The secure Aridhia DRE collaborative workspaces provide the necessary security controls and governance expected. These include:
• Data governance and privacy: The Aridhia DRE ensures that data is securely stored and accessed only by authorised users for specific and ethical purposes. It also complies with various data protection regulations, such as GDPR and HIPAA. Data cannot enter or leave a workspace without express approval.
• Collaboration and knowledge sharing: The Aridhia DRE facilitates collaboration and knowledge sharing among researchers, clinicians, and other stakeholders. It allows users to create and join private workspaces, share data and code, and publish and reuse research outputs.
• Analytics and machine learning: The Aridhia DRE provides access to a range of analytics and machine learning tools, such as access to Azure ML, and Azure Open AI. It also offers scalable infrastructure, providing access to virtual machines with GPU acceleration. Ideally suited to large scale offline LLM experimentation.
Real Possibilities, Available Now
Access to LLMs within the secure confines of a workspace provides capabilities to both researchers and clinicians. EHRs contain rich and longitudinal information about patients’ demographics, diagnoses, treatments, outcomes, and other clinical data. LLMs can be used to enhance EHRs by performing tasks such as medical transcription, clinical decision support, predictive health outcomes, and personalised treatment plans.
Code copilots can be used to generate Python or R code for analysis of structured data. Data can be provided to the offline LLM and questions asked of that data. Experimentation is taking place to compare the output of a LLM natural language query with code and SQL based approaches.
R Shiny applications can be developed by coders to enable access to LLMs trained on a large cohorts of healthcare data that the workspace has been granted access to, in order to provide a ‘no-code’ natural language query on data.

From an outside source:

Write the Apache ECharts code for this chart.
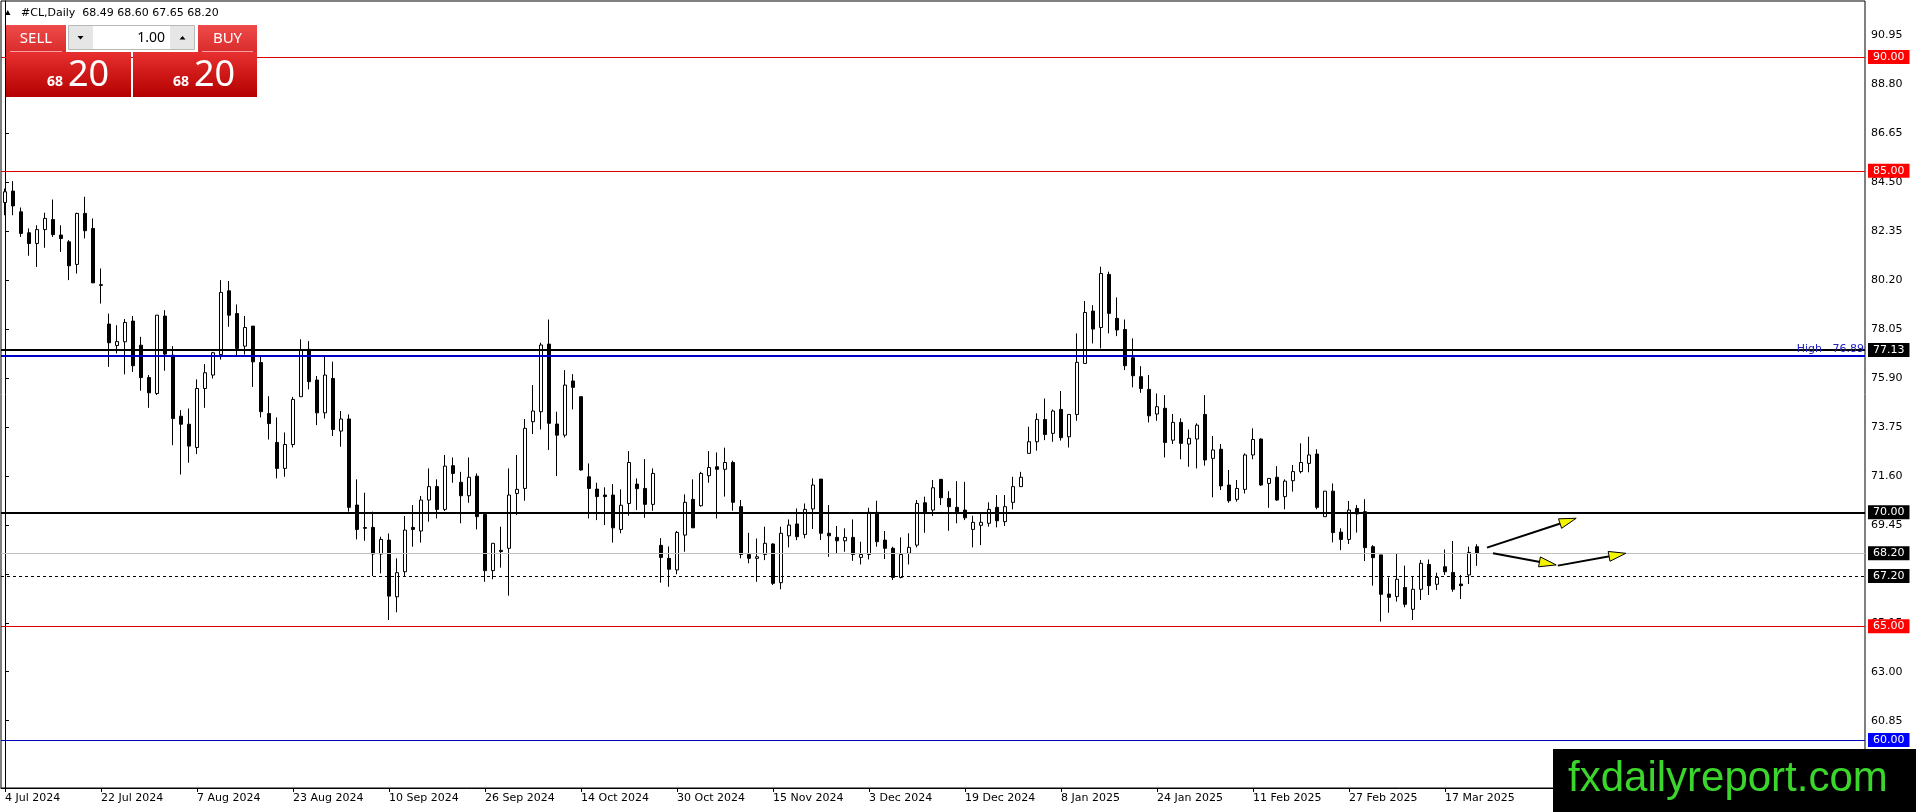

LLMs can assist in harmonisation or the transformation to a common data model such as OMOP (see last blog from Eoghan), by identifying common data types and assisting in mapping between datasets consistently.
This technology will only improve from here on. We are already interacting daily with AI from predictive text on our smartphones, to Netflix entertainment recommendations, to assistant chatbots, internet search replacements and only a few weeks ago OpenAI revealed Sora, a text to video creation tool. Use of LLMs to query data, assist with trends and diagnosis, help with labeling and classification of medical images and finding trends in vast volumes of streaming data from wearables will accelerate positive outcomes for all, and as the biotech and AI technological fields combine, the calls for regulation, control, governance, audit and containment of these technologies within secure spaces will only grow louder.